● **Exercise brief**: Leaving out the pictures, retype the lines from the beginning of the listing through the line containing "0.003, 0.889, 0.005];".

● **Available data**:
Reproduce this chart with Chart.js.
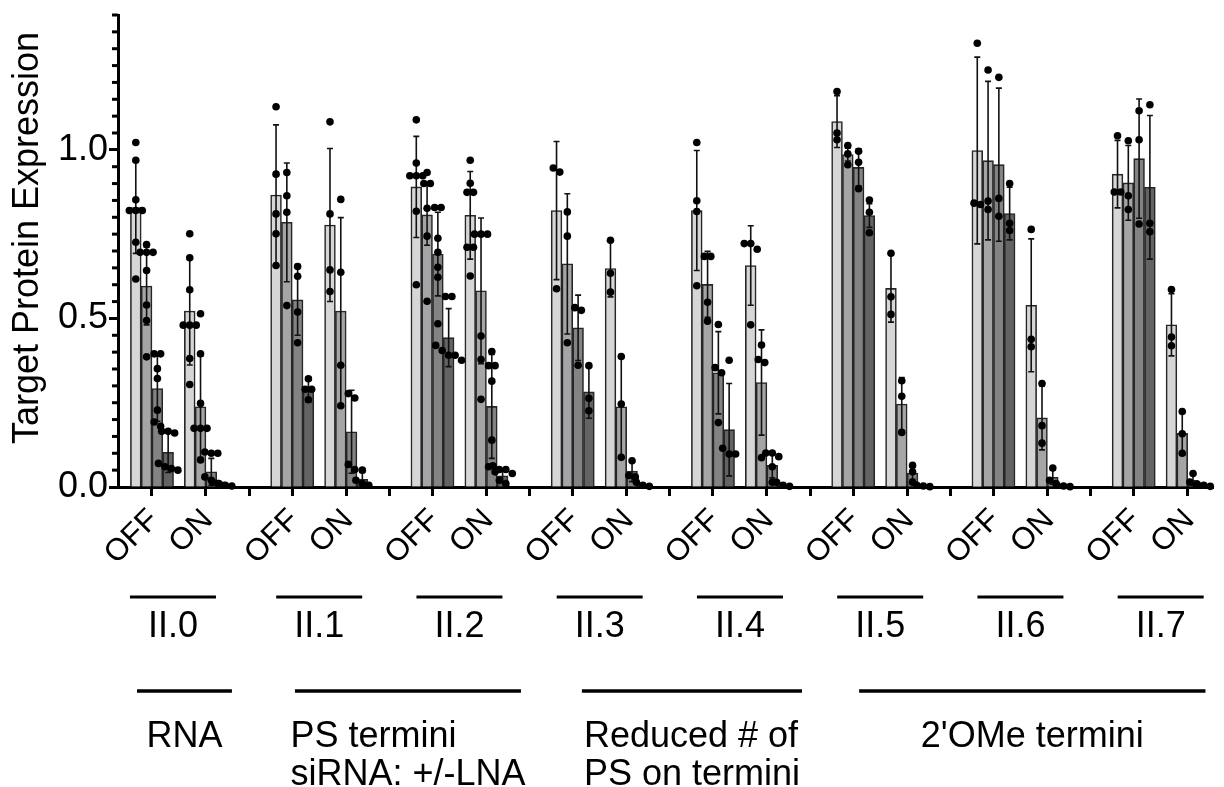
<!DOCTYPE html>
<html>
<head>
<meta charset="utf-8">
<script src="https://cdn.jsdelivr.net/npm/chart.js@4.4.0/dist/chart.umd.min.js"></script>
<style>
  html, body { margin: 0; padding: 0; background: #fff; }
  canvas { display: block; }
</style>
</head>
<body>
<canvas id="chart" width="1224" height="787"></canvas>
<script>
// constructs, each measured OFF and ON
const groups = ["II.0", "II.1", "II.2", "II.3", "II.4", "II.5", "II.6", "II.7"];
const states = ["OFF", "ON"];
const categoryLabels = [["RNA"], ["PS termini", "siRNA: +/-LNA"], ["Reduced # of", "PS on termini"], ["2'OMe termini"]];

// bar heights, order: II.0 OFF, II.0 ON, II.1 OFF, II.1 ON, ...
const mean1 = [0.829, 0.522, 0.866, 0.777, 0.890, 0.806, 0.820, 0.648, 0.820, 0.657, 1.084, 0.589, 0.998, 0.539, 0.928, 0.481];
const mean2 = [0.596, 0.238, 0.785, 0.522, 0.807, 0.582, 0.662, 0.238, 0.601, 0.310, 0.986, 0.246, 0.968, 0.205, 0.902, 0.159];
const mean3 = [0.292, 0.045, 0.555, 0.164, 0.691, 0.239, 0.472, 0.047, 0.339, 0.064, 0.948, 0.041, 0.956, 0.029, 0.974, 0.020];
const mean4 = [0.103, 0.008, 0.289, 0.023, 0.443, 0.033, 0.282, 0.005, 0.170, 0.006, 0.805, 0.003, 0.811, 0.003, 0.889, 0.005];

// standard deviations (error bars)
const sd1 = [0.136, 0.160, 0.208, 0.227, 0.150, 0.130, 0.205, 0.084, 0.178, 0.118, 0.077, 0.100, 0.277, 0.197, 0.100, 0.092];
const sd2 = [0.115, 0.150, 0.176, 0.277, 0.090, 0.216, 0.208, 0.149, 0.098, 0.156, 0.019, 0.079, 0.235, 0.095, 0.111, 0.065];
const sd3 = [0.097, 0.040, 0.105, 0.123, 0.124, 0.154, 0.097, 0.031, 0.122, 0.037, 0.055, 0.018, 0.227, 0.021, 0.177, 0.015];
const sd4 = [0.060, 0.005, 0.037, 0.020, 0.086, 0.020, 0.078, 0.005, 0.137, 0.005, 0.035, 0.002, 0.078, 0.002, 0.213, 0.003];

// individual replicates
const pts1 = [
  [1.022, 0.969, 0.852, 0.82, 0.82, 0.82, 0.726, 0.617], [0.751, 0.68, 0.585, 0.48, 0.48, 0.48, 0.381, 0.304],
  [1.128, 0.928, 0.810, 0.751, 0.657], [1.083, 0.810, 0.644, 0.580],
  [1.089, 0.961, 0.923, 0.923, 0.923, 0.818, 0.600], [0.969, 0.901, 0.874, 0.874, 0.711, 0.711, 0.626],
  [0.946, 0.934, 0.588], [0.732, 0.634, 0.578],
  [1.022, 0.849, 0.817, 0.597], [0.722, 0.722, 0.705, 0.481],
  [1.173, 1.050, 1.030], [0.693, 0.564, 0.512],
  [1.316, 0.842, 0.838], [0.764, 0.438, 0.416],
  [1.042, 0.875, 0.875], [0.586, 0.445, 0.419]
];
const pts2 = [
  [0.719, 0.696, 0.696, 0.696, 0.642, 0.540, 0.494, 0.386], [0.514, 0.395, 0.248, 0.174, 0.174, 0.174, 0.08],
  [0.933, 0.864, 0.815, 0.538], [0.853, 0.637, 0.361, 0.241],
  [0.933, 0.900, 0.900, 0.827, 0.744, 0.551], [0.750, 0.750, 0.750, 0.448, 0.378, 0.260],
  [0.816, 0.744, 0.428], [0.387, 0.246, 0.088],
  [0.684, 0.684, 0.548, 0.492], [0.421, 0.378, 0.369, 0.087],
  [1.013, 0.988, 0.956], [0.315, 0.269, 0.162],
  [1.237, 0.848, 0.823], [0.307, 0.182, 0.130],
  [1.027, 0.864, 0.823], [0.224, 0.158, 0.100]
];
const pts3 = [
  [0.395, 0.395, 0.351, 0.322, 0.228, 0.193, 0.180], [0.104, 0.100, 0.100, 0.030, 0.020, 0.010],
  [0.654, 0.625, 0.519, 0.428], [0.277, 0.264, 0.067, 0.052],
  [0.829, 0.829, 0.738, 0.696, 0.652, 0.622, 0.484], [0.402, 0.360, 0.360, 0.314, 0.139, 0.060, 0.045],
  [0.532, 0.524, 0.361], [0.078, 0.034, 0.030],
  [0.482, 0.354, 0.339, 0.191], [0.101, 0.101, 0.090, 0.060, 0.014],
  [0.996, 0.963, 0.885], [0.064, 0.045, 0.014],
  [1.215, 0.856, 0.803], [0.056, 0.020, 0.010],
  [1.116, 1.030, 0.780], [0.040, 0.015, 0.006]
];
const pts4 = [
  [0.165, 0.165, 0.160, 0.070, 0.060, 0.055, 0.050], [0.015, 0.010, 0.005, 0.003],
  [0.321, 0.290, 0.290, 0.259], [0.050, 0.020, 0.010, 0.005],
  [0.565, 0.565, 0.420, 0.405, 0.391, 0.391, 0.376], [0.063, 0.052, 0.052, 0.040, 0.020, 0.010],
  [0.360, 0.263, 0.226], [0.014, 0.005, 0.002],
  [0.376, 0.115, 0.098, 0.098], [0.014, 0.005, 0.002],
  [0.851, 0.815, 0.754], [0.005, 0.003, 0.001],
  [0.900, 0.782, 0.761], [0.005, 0.003, 0.001],
  [1.134, 0.782, 0.757], [0.008, 0.005, 0.002]
];

const yTicks = ["0.0", "0.5", "1.0"];

const means = [mean1, mean2, mean3, mean4];
const sds = [sd1, sd2, sd3, sd4];
const points = [pts1, pts2, pts3, pts4];
const shadeColors = ["#d6d6d6", "#a5a5a8", "#838383", "#636363"];
const FONT = "'Liberation Sans', Arial, sans-serif";

// x axis is measured in bar widths: 4 bars OFF, 1 gap, 4 bars ON, 4 gap
const PERIOD = 13;
const xOf = (slot, shade) => Math.floor(slot / 2) * PERIOD + 1.65 + (slot % 2) * 5 + shade;

const tickVals = [];
const tickText = [];
groups.forEach((g, gi) => {
  states.forEach((s, si) => {
    tickVals.push(xOf(gi * 2 + si, 1.5));
    tickText.push(s);
  });
  if (gi < groups.length - 1) {
    tickVals.push(gi * PERIOD + 12.15);
    tickText.push("");
  }
});

// Spread replicates that sit on top of each other
function spread(values) {
  const sorted = values.slice().sort((a, b) => b - a);
  const out = [];
  let i = 0;
  while (i < sorted.length) {
    let j = i;
    while (j + 1 < sorted.length && sorted[j] - sorted[j + 1] < 0.018) j++;
    const n = j - i + 1;
    for (let k = i; k <= j; k++) out.push({ dx: (k - i - (n - 1) / 2) * 0.6, v: sorted[k] });
    i = j + 1;
  }
  return out;
}

const dotData = [];
points.forEach((set, k) => {
  set.forEach((vals, i) => {
    spread(vals).forEach((p) => dotData.push({ x: xOf(i, k) + p.dx, y: p.v }));
  });
});

const barSets = means.map((m, k) => ({
  type: "bar",
  label: "shade " + (k + 1),
  data: m.map((v, i) => ({ x: xOf(i, k), y: v })),
  backgroundColor: shadeColors[k],
  borderColor: "#262626",
  borderWidth: 1.6,
  grouped: false,
  barPercentage: 1,
  categoryPercentage: 1,
}));

const dotSet = {
  type: "scatter",
  label: "replicates",
  data: dotData,
  pointRadius: 3.8,
  pointBackgroundColor: "#000",
  pointBorderWidth: 0,
  clip: false,
  order: -1,
};

const errorBars = {
  id: "errorBars",
  beforeDatasetDraw(chart, args) {
    if (args.meta.type !== "scatter") return;
    const { ctx } = chart;
    const x = chart.scales.x;
    const y = chart.scales.y;
    ctx.save();
    ctx.strokeStyle = "#111";
    ctx.lineWidth = 1.6;
    means.forEach((m, k) => {
      m.forEach((v, i) => {
        const px = x.getPixelForValue(xOf(i, k));
        const top = y.getPixelForValue(v + sds[k][i]);
        const bot = y.getPixelForValue(Math.max(0, v - sds[k][i]));
        ctx.beginPath();
        ctx.moveTo(px, top);
        ctx.lineTo(px, bot);
        ctx.moveTo(px - 3, top);
        ctx.lineTo(px + 3, top);
        ctx.moveTo(px - 3, bot);
        ctx.lineTo(px + 3, bot);
        ctx.stroke();
      });
    });
    ctx.restore();
  },
};

const annotations = {
  id: "annotations",
  afterDraw(chart) {
    const { ctx, chartArea } = chart;
    const x = chart.scales.x;
    const y = chart.scales.y;
    const bottom = chartArea.bottom;
    ctx.save();
    ctx.fillStyle = "#000";
    ctx.strokeStyle = "#000";

    // minor ticks on the y axis
    ctx.lineWidth = 3;
    for (let i = 0; i <= 28; i++) {
      if (i % 10 === 0) continue;
      const py = y.getPixelForValue(i * 0.05);
      ctx.beginPath();
      ctx.moveTo(chartArea.left - 6, py);
      ctx.lineTo(chartArea.left, py);
      ctx.stroke();
    }

    // y title
    ctx.save();
    ctx.translate(38, 238);
    ctx.rotate(-Math.PI / 2);
    ctx.font = "36px " + FONT;
    ctx.textAlign = "center";
    ctx.textBaseline = "alphabetic";
    ctx.fillText("Target Protein Expression", 0, 0);
    ctx.restore();

    // construct brackets
    ctx.font = "36px " + FONT;
    ctx.textAlign = "center";
    ctx.textBaseline = "alphabetic";
    groups.forEach((g, gi) => {
      const cx = x.getPixelForValue(gi * PERIOD + 5.65) - (gi === 0 ? 6 : 0);
      ctx.lineWidth = 3;
      ctx.beginPath();
      ctx.moveTo(cx - 43, bottom + 110);
      ctx.lineTo(cx + 43, bottom + 110);
      ctx.stroke();
      ctx.fillText(g, cx, bottom + 150);
    });

    // modification class brackets (span in bar-width units)
    const spans = [[1.76, 10.56], [16.4, 37.35], [43.0, 63.4], [68.7, 100.8]];
    categoryLabels.forEach((lines, ci) => {
      const x0 = x.getPixelForValue(spans[ci][0]);
      const x1 = x.getPixelForValue(spans[ci][1]);
      ctx.lineWidth = 3.5;
      ctx.beginPath();
      ctx.moveTo(x0, bottom + 204);
      ctx.lineTo(x1, bottom + 204);
      ctx.stroke();
      const w = Math.max(...lines.map((t) => ctx.measureText(t).width));
      const left = (x0 + x1) / 2 - w / 2;
      ctx.textAlign = "left";
      lines.forEach((t, li) => ctx.fillText(t, left, bottom + 260 + li * 38));
    });
    ctx.restore();
  },
};

new Chart(document.getElementById("chart"), {
  type: "bar",
  data: { datasets: [...barSets, dotSet] },
  options: {
    responsive: false,
    animation: false,
    layout: { padding: { top: 15, right: 11, left: 0, bottom: 0 } },
    plugins: { legend: { display: false }, tooltip: { enabled: false } },
    scales: {
      x: {
        type: "linear",
        min: 0,
        max: 101.5,
        offset: false,
        afterBuildTicks: (scale) => {
          scale.ticks = tickVals.map((v) => ({ value: v }));
        },
        afterFit: (scale) => {
          scale.height = 300;
          scale.paddingLeft = 0;
          scale.paddingRight = 0;
        },
        ticks: {
          autoSkip: false,
          minRotation: 45,
          maxRotation: 45,
          padding: 6,
          labelOffset: 2,
          color: "#000",
          font: { family: FONT, size: 31 },
          callback: (value, index) => tickText[index],
        },
        grid: {
          offset: false,
          drawOnChartArea: false,
          drawTicks: true,
          tickLength: 9,
          tickWidth: 3,
          tickColor: "#000",
        },
        border: { display: true, width: 3, color: "#000" },
      },
      y: {
        min: 0,
        max: 1.4,
        afterFit: (scale) => {
          scale.width = 118;
          scale.paddingTop = 0;
          scale.paddingBottom = 0;
        },
        ticks: {
          stepSize: 0.05,
          autoSkip: false,
          padding: 1,
          color: "#000",
          font: { family: FONT, size: 36 },
          callback: (value) => {
            const r = Math.round(value * 20);
            return r % 10 === 0 && r / 10 < yTicks.length ? yTicks[r / 10] : null;
          },
        },
        grid: {
          drawOnChartArea: false,
          drawTicks: true,
          tickLength: 9,
          tickWidth: 3,
          tickColor: (c) => (c.tick && Math.round(c.tick.value * 20) % 10 === 0 ? "#000" : "rgba(0,0,0,0)"),
        },
        border: { display: true, width: 3, color: "#000" },
      },
    },
  },
  plugins: [errorBars, annotations],
});
</script>
</body>
</html>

● **Worked answer**:
Reproduce this chart with Chart.js.
<!DOCTYPE html>
<html>
<head>
<meta charset="utf-8">
<script src="https://cdn.jsdelivr.net/npm/chart.js@4.4.0/dist/chart.umd.min.js"></script>
<style>
  html, body { margin: 0; padding: 0; background: #fff; }
  canvas { display: block; }
</style>
</head>
<body>
<canvas id="chart" width="1224" height="787"></canvas>
<script>
// constructs, each measured OFF and ON
const groups = ["II.0", "II.1", "II.2", "II.3", "II.4", "II.5", "II.6", "II.7"];
const states = ["OFF", "ON"];
const categoryLabels = [["RNA"], ["PS termini", "siRNA: +/-LNA"], ["Reduced # of", "PS on termini"], ["2'OMe termini"]];

// bar heights, order: II.0 OFF, II.0 ON, II.1 OFF, II.1 ON, ...
const mean1 = [0.829, 0.522, 0.866, 0.777, 0.890, 0.806, 0.820, 0.648, 0.820, 0.657, 1.084, 0.589, 0.998, 0.539, 0.928, 0.481];
const mean2 = [0.596, 0.238, 0.785, 0.522, 0.807, 0.582, 0.662, 0.238, 0.601, 0.310, 0.986, 0.246, 0.968, 0.205, 0.902, 0.159];
const mean3 = [0.292, 0.045, 0.555, 0.164, 0.691, 0.239, 0.472, 0.047, 0.339, 0.064, 0.948, 0.041, 0.956, 0.029, 0.974, 0.020];
const mean4 = [0.103, 0.008, 0.289, 0.023, 0.443, 0.033, 0.282, 0.005, 0.170, 0.006, 0.805, 0.003, 0.811, 0.003, 0.889, 0.005];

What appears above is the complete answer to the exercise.